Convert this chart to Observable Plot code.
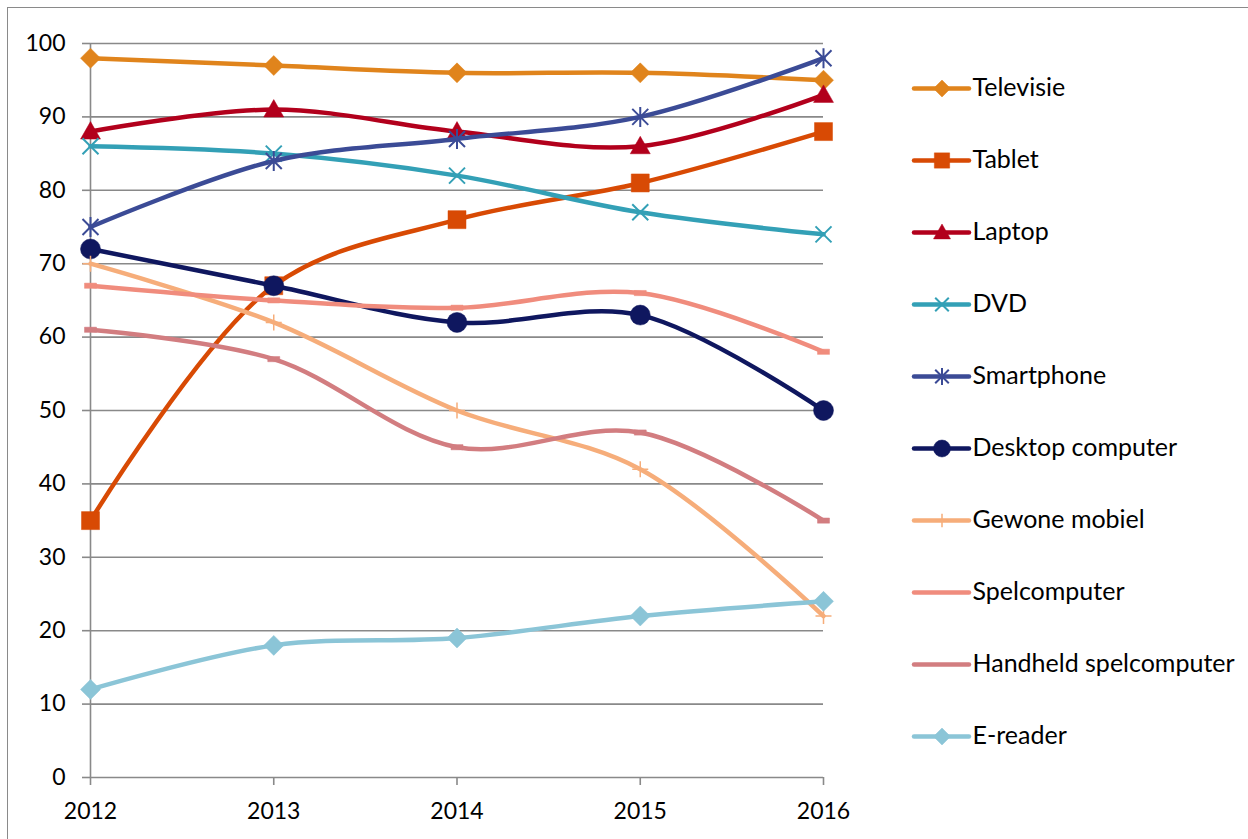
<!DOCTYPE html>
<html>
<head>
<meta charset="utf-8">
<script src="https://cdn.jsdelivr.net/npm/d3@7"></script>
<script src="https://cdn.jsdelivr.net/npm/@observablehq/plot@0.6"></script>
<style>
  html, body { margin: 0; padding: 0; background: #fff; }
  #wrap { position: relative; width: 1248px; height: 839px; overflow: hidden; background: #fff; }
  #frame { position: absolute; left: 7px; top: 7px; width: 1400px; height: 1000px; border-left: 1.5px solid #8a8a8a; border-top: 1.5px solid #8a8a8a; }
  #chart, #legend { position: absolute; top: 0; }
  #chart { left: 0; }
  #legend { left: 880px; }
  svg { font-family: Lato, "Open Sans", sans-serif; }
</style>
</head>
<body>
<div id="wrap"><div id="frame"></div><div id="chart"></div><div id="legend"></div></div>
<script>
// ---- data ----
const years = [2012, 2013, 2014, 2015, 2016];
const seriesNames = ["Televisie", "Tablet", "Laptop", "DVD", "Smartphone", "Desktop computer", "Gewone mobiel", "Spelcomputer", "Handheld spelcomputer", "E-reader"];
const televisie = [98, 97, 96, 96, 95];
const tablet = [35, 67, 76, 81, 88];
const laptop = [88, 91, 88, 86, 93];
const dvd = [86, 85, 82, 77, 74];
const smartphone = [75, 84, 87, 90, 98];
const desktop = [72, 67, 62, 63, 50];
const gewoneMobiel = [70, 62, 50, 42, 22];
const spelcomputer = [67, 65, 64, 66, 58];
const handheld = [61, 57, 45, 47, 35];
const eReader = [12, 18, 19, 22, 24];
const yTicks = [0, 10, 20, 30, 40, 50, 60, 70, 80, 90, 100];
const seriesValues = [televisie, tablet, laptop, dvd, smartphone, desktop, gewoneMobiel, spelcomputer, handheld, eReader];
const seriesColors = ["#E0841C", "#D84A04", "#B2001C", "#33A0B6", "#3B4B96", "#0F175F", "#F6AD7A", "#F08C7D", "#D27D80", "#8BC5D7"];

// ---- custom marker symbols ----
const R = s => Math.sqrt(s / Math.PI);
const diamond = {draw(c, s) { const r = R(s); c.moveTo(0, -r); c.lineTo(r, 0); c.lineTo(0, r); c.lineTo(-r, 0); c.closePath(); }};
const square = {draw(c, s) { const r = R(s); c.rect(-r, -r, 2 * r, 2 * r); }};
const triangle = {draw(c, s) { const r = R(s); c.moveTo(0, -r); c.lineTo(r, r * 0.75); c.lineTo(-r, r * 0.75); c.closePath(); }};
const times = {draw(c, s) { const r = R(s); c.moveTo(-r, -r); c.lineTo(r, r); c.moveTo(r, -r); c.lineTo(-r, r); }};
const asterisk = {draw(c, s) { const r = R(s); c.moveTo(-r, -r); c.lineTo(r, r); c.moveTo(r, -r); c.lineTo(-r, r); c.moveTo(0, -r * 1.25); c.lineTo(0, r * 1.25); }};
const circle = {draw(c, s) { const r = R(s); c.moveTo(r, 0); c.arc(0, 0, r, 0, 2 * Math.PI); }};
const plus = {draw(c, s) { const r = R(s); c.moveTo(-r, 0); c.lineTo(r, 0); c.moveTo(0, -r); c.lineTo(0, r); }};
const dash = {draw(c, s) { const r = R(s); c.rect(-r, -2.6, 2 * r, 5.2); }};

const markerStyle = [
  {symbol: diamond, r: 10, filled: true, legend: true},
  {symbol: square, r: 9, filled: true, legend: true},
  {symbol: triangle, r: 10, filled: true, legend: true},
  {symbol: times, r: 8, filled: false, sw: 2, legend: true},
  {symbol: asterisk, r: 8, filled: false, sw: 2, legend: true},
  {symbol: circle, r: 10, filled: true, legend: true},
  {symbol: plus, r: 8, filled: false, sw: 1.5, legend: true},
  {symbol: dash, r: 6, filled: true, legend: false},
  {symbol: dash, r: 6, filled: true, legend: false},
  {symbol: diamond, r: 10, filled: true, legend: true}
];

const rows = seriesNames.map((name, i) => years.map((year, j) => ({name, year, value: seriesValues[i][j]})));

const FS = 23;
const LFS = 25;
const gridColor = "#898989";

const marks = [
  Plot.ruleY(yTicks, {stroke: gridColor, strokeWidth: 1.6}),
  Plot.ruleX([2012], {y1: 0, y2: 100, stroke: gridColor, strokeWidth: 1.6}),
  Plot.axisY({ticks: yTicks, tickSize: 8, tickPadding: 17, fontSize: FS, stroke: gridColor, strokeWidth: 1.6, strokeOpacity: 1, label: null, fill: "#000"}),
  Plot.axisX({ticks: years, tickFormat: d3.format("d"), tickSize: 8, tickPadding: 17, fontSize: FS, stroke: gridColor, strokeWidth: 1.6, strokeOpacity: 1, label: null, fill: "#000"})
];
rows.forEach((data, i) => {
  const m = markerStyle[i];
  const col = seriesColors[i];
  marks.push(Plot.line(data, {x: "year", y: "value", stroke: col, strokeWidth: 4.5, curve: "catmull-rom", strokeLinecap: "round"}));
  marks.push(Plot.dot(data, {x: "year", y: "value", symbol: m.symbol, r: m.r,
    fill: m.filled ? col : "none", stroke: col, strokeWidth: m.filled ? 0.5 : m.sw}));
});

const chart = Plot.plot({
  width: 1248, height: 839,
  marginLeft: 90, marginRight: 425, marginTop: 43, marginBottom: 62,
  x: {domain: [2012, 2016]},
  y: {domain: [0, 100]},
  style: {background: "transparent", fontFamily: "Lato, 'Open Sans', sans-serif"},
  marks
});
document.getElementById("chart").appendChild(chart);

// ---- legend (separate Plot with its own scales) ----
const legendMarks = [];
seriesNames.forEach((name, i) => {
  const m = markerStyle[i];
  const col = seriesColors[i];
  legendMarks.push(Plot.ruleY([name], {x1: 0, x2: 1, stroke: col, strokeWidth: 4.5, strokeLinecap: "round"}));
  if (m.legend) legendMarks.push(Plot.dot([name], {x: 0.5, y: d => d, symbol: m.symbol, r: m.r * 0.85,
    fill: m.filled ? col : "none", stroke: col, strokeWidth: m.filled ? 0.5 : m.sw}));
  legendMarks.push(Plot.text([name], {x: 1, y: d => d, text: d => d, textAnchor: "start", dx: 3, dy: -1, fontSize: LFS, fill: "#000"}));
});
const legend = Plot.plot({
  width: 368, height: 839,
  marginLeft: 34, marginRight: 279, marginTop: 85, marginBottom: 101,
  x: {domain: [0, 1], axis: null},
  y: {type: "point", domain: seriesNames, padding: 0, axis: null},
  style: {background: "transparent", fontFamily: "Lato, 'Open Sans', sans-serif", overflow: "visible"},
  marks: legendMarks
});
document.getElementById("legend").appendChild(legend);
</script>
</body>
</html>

* _PROBLEM DESCRIPTION_: Restate the whole listing above exactly, please, omitting every image.

* _THE REPLY_:
Convert this chart to Observable Plot code.
<!DOCTYPE html>
<html>
<head>
<meta charset="utf-8">
<script src="https://cdn.jsdelivr.net/npm/d3@7"></script>
<script src="https://cdn.jsdelivr.net/npm/@observablehq/plot@0.6"></script>
<style>
  html, body { margin: 0; padding: 0; background: #fff; }
  #wrap { position: relative; width: 1248px; height: 839px; overflow: hidden; background: #fff; }
  #frame { position: absolute; left: 7px; top: 7px; width: 1400px; height: 1000px; border-left: 1.5px solid #8a8a8a; border-top: 1.5px solid #8a8a8a; }
  #chart, #legend { position: absolute; top: 0; }
  #chart { left: 0; }
  #legend { left: 880px; }
  svg { font-family: Lato, "Open Sans", sans-serif; }
</style>
</head>
<body>
<div id="wrap"><div id="frame"></div><div id="chart"></div><div id="legend"></div></div>
<script>
// ---- data ----
const years = [2012, 2013, 2014, 2015, 2016];
const seriesNames = ["Televisie", "Tablet", "Laptop", "DVD", "Smartphone", "Desktop computer", "Gewone mobiel", "Spelcomputer", "Handheld spelcomputer", "E-reader"];
const televisie = [98, 97, 96, 96, 95];
const tablet = [35, 67, 76, 81, 88];
const laptop = [88, 91, 88, 86, 93];
const dvd = [86, 85, 82, 77, 74];
const smartphone = [75, 84, 87, 90, 98];
const desktop = [72, 67, 62, 63, 50];
const gewoneMobiel = [70, 62, 50, 42, 22];
const spelcomputer = [67, 65, 64, 66, 58];
const handheld = [61, 57, 45, 47, 35];
const eReader = [12, 18, 19, 22, 24];
const yTicks = [0, 10, 20, 30, 40, 50, 60, 70, 80, 90, 100];
const seriesValues = [televisie, tablet, laptop, dvd, smartphone, desktop, gewoneMobiel, spelcomputer, handheld, eReader];
const seriesColors = ["#E0841C", "#D84A04", "#B2001C", "#33A0B6", "#3B4B96", "#0F175F", "#F6AD7A", "#F08C7D", "#D27D80", "#8BC5D7"];

// ---- custom marker symbols ----
const R = s => Math.sqrt(s / Math.PI);
const diamond = {draw(c, s) { const r = R(s); c.moveTo(0, -r); c.lineTo(r, 0); c.lineTo(0, r); c.lineTo(-r, 0); c.closePath(); }};
const square = {draw(c, s) { const r = R(s); c.rect(-r, -r, 2 * r, 2 * r); }};
const triangle = {draw(c, s) { const r = R(s); c.moveTo(0, -r); c.lineTo(r, r * 0.75); c.lineTo(-r, r * 0.75); c.closePath(); }};
const times = {draw(c, s) { const r = R(s); c.moveTo(-r, -r); c.lineTo(r, r); c.moveTo(r, -r); c.lineTo(-r, r); }};
const asterisk = {draw(c, s) { const r = R(s); c.moveTo(-r, -r); c.lineTo(r, r); c.moveTo(r, -r); c.lineTo(-r, r); c.moveTo(0, -r * 1.25); c.lineTo(0, r * 1.25); }};
const circle = {draw(c, s) { const r = R(s); c.moveTo(r, 0); c.arc(0, 0, r, 0, 2 * Math.PI); }};
const plus = {draw(c, s) { const r = R(s); c.moveTo(-r, 0); c.lineTo(r, 0); c.moveTo(0, -r); c.lineTo(0, r); }};
const dash = {draw(c, s) { const r = R(s); c.rect(-r, -2.6, 2 * r, 5.2); }};

const markerStyle = [
  {symbol: diamond, r: 10, filled: true, legend: true},
  {symbol: square, r: 9, filled: true, legend: true},
  {symbol: triangle, r: 10, filled: true, legend: true},
  {symbol: times, r: 8, filled: false, sw: 2, legend: true},
  {symbol: asterisk, r: 8, filled: false, sw: 2, legend: true},
  {symbol: circle, r: 10, filled: true, legend: true},
  {symbol: plus, r: 8, filled: false, sw: 1.5, legend: true},
  {symbol: dash, r: 6, filled: true, legend: false},
  {symbol: dash, r: 6, filled: true, legend: false},
  {symbol: diamond, r: 10, filled: true, legend: true}
];

const rows = seriesNames.map((name, i) => years.map((year, j) => ({name, year, value: seriesValues[i][j]})));

const FS = 23;
const LFS = 25;
const gridColor = "#898989";

const marks = [
  Plot.ruleY(yTicks, {stroke: gridColor, strokeWidth: 1.6}),
  Plot.ruleX([2012], {y1: 0, y2: 100, stroke: gridColor, strokeWidth: 1.6}),
  Plot.axisY({ticks: yTicks, tickSize: 8, tickPadding: 17, fontSize: FS, stroke: gridColor, strokeWidth: 1.6, strokeOpacity: 1, label: null, fill: "#000"}),
  Plot.axisX({ticks: years, tickFormat: d3.format("d"), tickSize: 8, tickPadding: 17, fontSize: FS, stroke: gridColor, strokeWidth: 1.6, strokeOpacity: 1, label: null, fill: "#000"})
];
rows.forEach((data, i) => {
  const m = markerStyle[i];
  const col = seriesColors[i];
  marks.push(Plot.line(data, {x: "year", y: "value", stroke: col, strokeWidth: 4.5, curve: "catmull-rom", strokeLinecap: "round"}));
  marks.push(Plot.dot(data, {x: "year", y: "value", symbol: m.symbol, r: m.r,
    fill: m.filled ? col : "none", stroke: col, strokeWidth: m.filled ? 0.5 : m.sw}));
});

const chart = Plot.plot({
  width: 1248, height: 839,
  marginLeft: 90, marginRight: 425, marginTop: 43, marginBottom: 62,
  x: {domain: [2012, 2016]},
  y: {domain: [0, 100]},
  style: {background: "transparent", fontFamily: "Lato, 'Open Sans', sans-serif"},
  marks
});
document.getElementById("chart").appendChild(chart);

// ---- legend (separate Plot with its own scales) ----
const legendMarks = [];
seriesNames.forEach((name, i) => {
  const m = markerStyle[i];
  const col = seriesColors[i];
  legendMarks.push(Plot.ruleY([name], {x1: 0, x2: 1, stroke: col, strokeWidth: 4.5, strokeLinecap: "round"}));
  if (m.legend) legendMarks.push(Plot.dot([name], {x: 0.5, y: d => d, symbol: m.symbol, r: m.r * 0.85,
    fill: m.filled ? col : "none", stroke: col, strokeWidth: m.filled ? 0.5 : m.sw}));
  legendMarks.push(Plot.text([name], {x: 1, y: d => d, text: d => d, textAnchor: "start", dx: 3, dy: -1, fontSize: LFS, fill: "#000"}));
});
const legend = Plot.plot({
  width: 368, height: 839,
  marginLeft: 34, marginRight: 279, marginTop: 85, marginBottom: 101,
  x: {domain: [0, 1], axis: null},
  y: {type: "point", domain: seriesNames, padding: 0, axis: null},
  style: {background: "transparent", fontFamily: "Lato, 'Open Sans', sans-serif", overflow: "visible"},
  marks: legendMarks
});
document.getElementById("legend").appendChild(legend);
</script>
</body>
</html>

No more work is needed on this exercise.